Anti-Cavitation Pump: Moroso and others sell a blue-printed oil pump with anti-cavitation grooves cut into the pump body and in the cover to eliminate cavitation and prevent spark scatter.
Clearance between the ends of the oil pump gears and the cover. Inspect the gear for any nicks or grooves which may have been caused by abrasive debris. I use to have to sand down the pump body to reduce the excessive clearance.
Gauge Accuracy: Someone already mentioned to install a mechanical oil pressure gauge to cross-check the accuracy of the stock one.
Re: Oil Pressure problem - Part 2 (Mike in Boston)
IS your dash reading accurate?Maybe the sender is going out?I think you can hook up a mechanical gauge and watch the oil pressure readings from there to compare to your dash read out...unless you already have that.A friend of mine had a bad dash reading making it look like oil pressure problems and it turned out to be one od the sensors or senders.Just something to check too.
Re: Oil Pressure problem - Part 2 (Mike in Boston)
I had a thought.
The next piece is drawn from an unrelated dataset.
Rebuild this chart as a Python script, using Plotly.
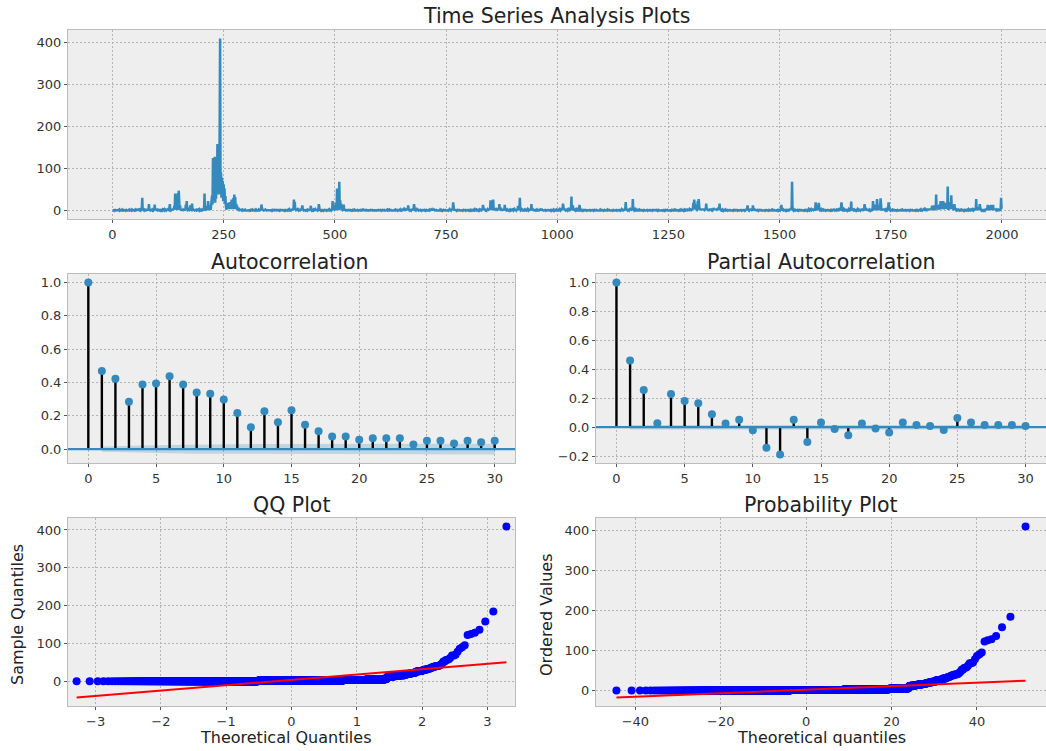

I pickup was welded to the old oil pump about 3/4 of the way around - I think the other 1/4 is where the pressure release valve is. The pickup is currently tack welded to the new pump. Could the pump be sucking air where the pickup meets the pump at high RPMs?
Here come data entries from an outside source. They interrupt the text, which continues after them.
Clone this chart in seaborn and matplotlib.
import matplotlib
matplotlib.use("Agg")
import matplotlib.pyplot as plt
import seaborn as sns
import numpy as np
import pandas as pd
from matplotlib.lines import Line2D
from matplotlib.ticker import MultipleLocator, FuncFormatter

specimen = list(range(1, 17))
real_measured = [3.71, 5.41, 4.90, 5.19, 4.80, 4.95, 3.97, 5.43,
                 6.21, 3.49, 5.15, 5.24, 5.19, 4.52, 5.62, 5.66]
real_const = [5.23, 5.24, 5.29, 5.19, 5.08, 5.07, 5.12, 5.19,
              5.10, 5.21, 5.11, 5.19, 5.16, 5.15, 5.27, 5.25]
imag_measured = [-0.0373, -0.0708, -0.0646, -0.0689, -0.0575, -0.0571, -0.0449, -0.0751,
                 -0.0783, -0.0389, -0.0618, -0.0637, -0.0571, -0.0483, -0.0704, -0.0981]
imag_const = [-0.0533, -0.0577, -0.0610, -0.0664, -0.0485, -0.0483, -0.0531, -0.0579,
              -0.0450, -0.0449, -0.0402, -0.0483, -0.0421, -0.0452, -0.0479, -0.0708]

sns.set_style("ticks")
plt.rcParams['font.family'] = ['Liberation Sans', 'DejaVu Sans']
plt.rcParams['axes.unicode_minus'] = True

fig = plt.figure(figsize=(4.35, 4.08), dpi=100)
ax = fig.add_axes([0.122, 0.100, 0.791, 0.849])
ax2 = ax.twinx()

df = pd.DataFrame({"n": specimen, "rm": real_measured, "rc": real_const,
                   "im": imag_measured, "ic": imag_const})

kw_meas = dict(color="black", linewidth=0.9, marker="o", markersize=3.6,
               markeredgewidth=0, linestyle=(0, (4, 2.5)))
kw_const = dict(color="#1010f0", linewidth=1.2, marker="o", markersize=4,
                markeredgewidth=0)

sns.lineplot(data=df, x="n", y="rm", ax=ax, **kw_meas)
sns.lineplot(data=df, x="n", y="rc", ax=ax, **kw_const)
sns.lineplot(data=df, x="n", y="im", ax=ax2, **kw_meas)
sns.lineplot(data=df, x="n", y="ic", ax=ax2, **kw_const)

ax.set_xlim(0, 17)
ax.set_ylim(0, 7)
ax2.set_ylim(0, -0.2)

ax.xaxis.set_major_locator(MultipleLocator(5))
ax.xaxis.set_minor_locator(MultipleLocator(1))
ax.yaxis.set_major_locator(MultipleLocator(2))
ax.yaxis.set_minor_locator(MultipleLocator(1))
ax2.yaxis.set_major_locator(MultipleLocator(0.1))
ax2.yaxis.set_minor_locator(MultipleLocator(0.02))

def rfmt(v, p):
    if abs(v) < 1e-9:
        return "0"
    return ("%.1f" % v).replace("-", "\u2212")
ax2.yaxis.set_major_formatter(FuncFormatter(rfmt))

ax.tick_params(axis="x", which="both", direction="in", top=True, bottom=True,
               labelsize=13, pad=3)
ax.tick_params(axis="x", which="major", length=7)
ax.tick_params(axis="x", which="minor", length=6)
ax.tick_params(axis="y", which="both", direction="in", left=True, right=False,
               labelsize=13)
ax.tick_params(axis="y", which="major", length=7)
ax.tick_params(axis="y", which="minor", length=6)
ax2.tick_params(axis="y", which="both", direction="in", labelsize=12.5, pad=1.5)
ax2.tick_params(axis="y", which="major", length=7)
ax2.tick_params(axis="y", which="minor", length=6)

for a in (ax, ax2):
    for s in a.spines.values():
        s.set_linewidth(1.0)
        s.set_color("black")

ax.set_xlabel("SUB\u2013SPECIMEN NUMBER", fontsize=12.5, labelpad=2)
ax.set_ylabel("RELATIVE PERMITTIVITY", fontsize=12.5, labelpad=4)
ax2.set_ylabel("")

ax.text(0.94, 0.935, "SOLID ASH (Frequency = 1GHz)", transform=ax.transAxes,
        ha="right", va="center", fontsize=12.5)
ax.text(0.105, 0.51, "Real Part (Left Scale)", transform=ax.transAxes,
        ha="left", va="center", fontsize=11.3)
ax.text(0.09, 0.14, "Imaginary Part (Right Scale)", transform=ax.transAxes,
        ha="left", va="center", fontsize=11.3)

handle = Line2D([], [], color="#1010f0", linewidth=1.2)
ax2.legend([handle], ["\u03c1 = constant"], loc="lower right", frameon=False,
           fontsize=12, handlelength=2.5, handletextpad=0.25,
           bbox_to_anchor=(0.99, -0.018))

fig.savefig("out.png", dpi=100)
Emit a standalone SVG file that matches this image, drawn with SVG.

I know some people epoxy the pickup to the pump for a total seal. Is it worth a shot?
I don't think this is your problem most pumps are a press fit and the tack weld is just a security measure I had my pickup tack welded and am not expereincing any problems.
I'm currently using the stock oil pickup, an OEM type replacement pump (Melling M55A) which replaced the high volume pump, stock 5 quart pan with the baffle in it but I'm not using the stock windage tray. The engine builder was hesitant to use the windage-tray/main-cap-studs because he had already bored the block with the existing main cap bolts. But it's worth looking into again.
Basically, the entire oiling system is stock minus the windage tray.
This weekend I'll borrow a mechanical gauage and check it out. If that doesn't pan out (heheh get it... oil...pan... sorry) I'll check into the windage tray since hopefully it should be easy enough to bolt back on. Lastly, I'll look into a pan with a high capacity before I pull the motor.
My favorite part about owning the car is beating the snot out of it. With out that the fun diminishes a tad.